Seine formalistische Spielart des Positivismus begründet der Verfasser näher im Zusammenhang mit der Aufarbeitung des Richterunrechts in der DDR. Zuvor nutzt er einen langen Abschnitt über das anzuwendende Recht für die Darlegung, die Rechtsbeugung schütze individuelle Rechtsgüter. Er begründet dies mit dem unzutreffenden Vorwurf, die herrschende Auffassung unterscheide nicht zwischen Handlungsobjekt (dies ist - anders als der Verfasser insinuiert [S. 172]. - die Norm im konkreten Rechtsstreit) und Rechtsgut (also das Vertrauen der Allgemeinheit in eine funktionierende Rechtsordnung). Sodann bekräftigt er seine Auffassung, jede andere (menschenrechtsorientierte) Auslegung des DDR-Rechts verstoße gegen das Rückwirkungsverbot. Bemerkenswert ist aber, dass ausgerechnet der positivistisch denkende Verfasser die Alternative, ein rückwirkendes Gesetz einzuführen, durch eine naturrechtliche Wendung ablehnt: Der Positivismus - jedenfalls in der von Quasten vertretenen Variante - sei dem "Gerechtigkeitsprinzip verpflichtet" (S. 201), so dass das Rückwirkungswirkungsverbot und das Gesetzlichkeitsgebot "unabdingbar" seien (S. 207). Hier aber muss man dem Verfasser vorhalten, dass er nicht begründet, weshalb sich die Verpflichtung auf den Gerechtigkeitsgedanken in der Gewährleistung des nulla-poena-Grundsatzes erschöpfen soll und andere Gerechtigkeitsprinzipien ausgeklammert werden. In seinem letzten Teil verdeutlicht Quasten durch eine Auseinandersetzung mit der Rechtsprechung zu den DDR-Fällen, dass der BGH sein offenes Gelöbnis, die Fehler der Nachkriegszeit nicht wiederholen zu wollen, nur bei der Einordnung ideologischer Verblendung als Verbotsirrtumeinlöst, zugleich aber mittels der Restriktion des Rechtsbeugungstatbestandes auf Fälle eines "elementaren Rechtsbruch im Sinne schwerer Menschenrechtsverstöße" selbst in eklatanten Fällen eine Rechtsbeugung verneinen konnte.

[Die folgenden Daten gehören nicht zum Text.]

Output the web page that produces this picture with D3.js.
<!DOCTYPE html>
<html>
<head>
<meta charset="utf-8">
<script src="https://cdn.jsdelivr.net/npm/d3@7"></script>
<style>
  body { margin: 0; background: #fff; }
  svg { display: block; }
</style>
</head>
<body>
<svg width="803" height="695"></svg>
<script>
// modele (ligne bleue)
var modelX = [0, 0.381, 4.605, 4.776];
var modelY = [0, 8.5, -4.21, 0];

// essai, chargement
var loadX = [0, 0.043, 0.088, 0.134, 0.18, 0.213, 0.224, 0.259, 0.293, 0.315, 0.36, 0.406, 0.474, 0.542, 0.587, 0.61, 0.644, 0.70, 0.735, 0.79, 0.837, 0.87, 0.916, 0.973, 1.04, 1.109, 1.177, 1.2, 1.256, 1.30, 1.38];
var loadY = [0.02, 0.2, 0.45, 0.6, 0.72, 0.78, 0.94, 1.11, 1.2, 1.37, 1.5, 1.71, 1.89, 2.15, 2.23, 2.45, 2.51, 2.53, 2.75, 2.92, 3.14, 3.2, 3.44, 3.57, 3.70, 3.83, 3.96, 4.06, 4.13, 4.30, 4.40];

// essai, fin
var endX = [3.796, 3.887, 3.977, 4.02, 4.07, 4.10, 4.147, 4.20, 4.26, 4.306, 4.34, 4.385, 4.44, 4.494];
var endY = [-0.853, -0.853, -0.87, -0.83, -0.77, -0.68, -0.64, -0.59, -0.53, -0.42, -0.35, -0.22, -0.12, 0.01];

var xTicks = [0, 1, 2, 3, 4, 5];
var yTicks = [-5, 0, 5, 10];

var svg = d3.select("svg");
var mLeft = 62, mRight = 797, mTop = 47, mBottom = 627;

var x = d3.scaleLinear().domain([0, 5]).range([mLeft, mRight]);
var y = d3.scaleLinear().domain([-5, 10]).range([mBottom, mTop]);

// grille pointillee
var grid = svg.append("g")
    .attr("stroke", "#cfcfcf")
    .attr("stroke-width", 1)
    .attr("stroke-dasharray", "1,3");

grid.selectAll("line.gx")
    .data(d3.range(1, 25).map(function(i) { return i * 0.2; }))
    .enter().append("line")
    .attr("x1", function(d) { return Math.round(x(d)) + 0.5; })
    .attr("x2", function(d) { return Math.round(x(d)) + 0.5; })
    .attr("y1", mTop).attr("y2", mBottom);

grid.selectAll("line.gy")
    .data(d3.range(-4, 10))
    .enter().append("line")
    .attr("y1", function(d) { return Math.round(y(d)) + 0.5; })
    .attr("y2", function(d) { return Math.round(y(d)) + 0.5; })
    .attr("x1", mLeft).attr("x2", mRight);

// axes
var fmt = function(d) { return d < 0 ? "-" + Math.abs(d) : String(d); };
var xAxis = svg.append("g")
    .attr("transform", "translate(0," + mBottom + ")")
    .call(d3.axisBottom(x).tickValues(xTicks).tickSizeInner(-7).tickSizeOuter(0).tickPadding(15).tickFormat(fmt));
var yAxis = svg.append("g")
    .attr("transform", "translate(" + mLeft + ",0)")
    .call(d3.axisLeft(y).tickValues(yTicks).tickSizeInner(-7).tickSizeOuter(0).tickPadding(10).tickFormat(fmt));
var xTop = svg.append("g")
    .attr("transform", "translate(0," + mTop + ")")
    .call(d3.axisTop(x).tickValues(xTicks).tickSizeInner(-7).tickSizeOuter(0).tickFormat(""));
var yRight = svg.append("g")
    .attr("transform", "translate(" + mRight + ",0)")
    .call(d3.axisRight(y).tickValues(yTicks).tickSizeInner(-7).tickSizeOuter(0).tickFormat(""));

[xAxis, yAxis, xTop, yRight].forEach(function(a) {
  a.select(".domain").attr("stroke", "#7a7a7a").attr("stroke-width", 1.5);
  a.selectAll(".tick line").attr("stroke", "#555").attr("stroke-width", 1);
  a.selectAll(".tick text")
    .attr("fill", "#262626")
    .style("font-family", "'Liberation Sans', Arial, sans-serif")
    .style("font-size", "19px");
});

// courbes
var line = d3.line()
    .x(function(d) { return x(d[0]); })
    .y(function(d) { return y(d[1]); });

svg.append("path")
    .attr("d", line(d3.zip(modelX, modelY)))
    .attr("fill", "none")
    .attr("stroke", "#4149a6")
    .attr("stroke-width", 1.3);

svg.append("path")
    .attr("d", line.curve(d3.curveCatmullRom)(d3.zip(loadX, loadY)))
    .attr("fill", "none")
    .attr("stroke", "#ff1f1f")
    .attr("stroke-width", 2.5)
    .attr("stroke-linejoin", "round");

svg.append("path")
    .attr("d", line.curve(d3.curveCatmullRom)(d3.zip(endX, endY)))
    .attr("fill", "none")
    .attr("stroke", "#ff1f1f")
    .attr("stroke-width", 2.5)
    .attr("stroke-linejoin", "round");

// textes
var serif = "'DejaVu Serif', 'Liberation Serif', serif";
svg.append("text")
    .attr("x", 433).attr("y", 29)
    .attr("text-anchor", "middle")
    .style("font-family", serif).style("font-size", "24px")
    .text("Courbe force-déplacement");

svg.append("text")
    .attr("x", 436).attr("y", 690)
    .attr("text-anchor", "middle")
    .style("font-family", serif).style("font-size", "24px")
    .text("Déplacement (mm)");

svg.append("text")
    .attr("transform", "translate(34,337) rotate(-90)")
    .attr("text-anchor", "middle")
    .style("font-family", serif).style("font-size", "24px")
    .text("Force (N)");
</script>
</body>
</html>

Das Urteil des Verfassers lautet auch hier: "unangemessene Privilegierung der Richterschaft" (S. 252).

Die oft inkonsistente, teils ergebnisorientierte, teils gar an der politischen Couleur (S. 150) ausgerichtete Rechtsprechung offengelegt zu haben, ist ein Verdienst Quastens. Seine ideologiekritische, formal-positivistische Position führt freilich zu einem Ergebnis, welches er nur an einer verdeckten Stelle anspricht: Das Strafrecht ist kein Mittel zur Wiedergutmachung der Folgen von Systemunrecht (S. 234). Diese Auffassung kann sich auf gute rechtstheoretische Gründe stützen und ist rechtspolitisch durchaus modern. Doch bleibt die Frage, ob man eine Wendegesellschaft erfolgreich stabilisieren kann, ohne dem berechtigten Solidaritätsverlangen der Opfer, das sich zumeist in der Forderung nach strafrechtlicher Schuldzuweisung artikuliert, Genüge getan zu haben.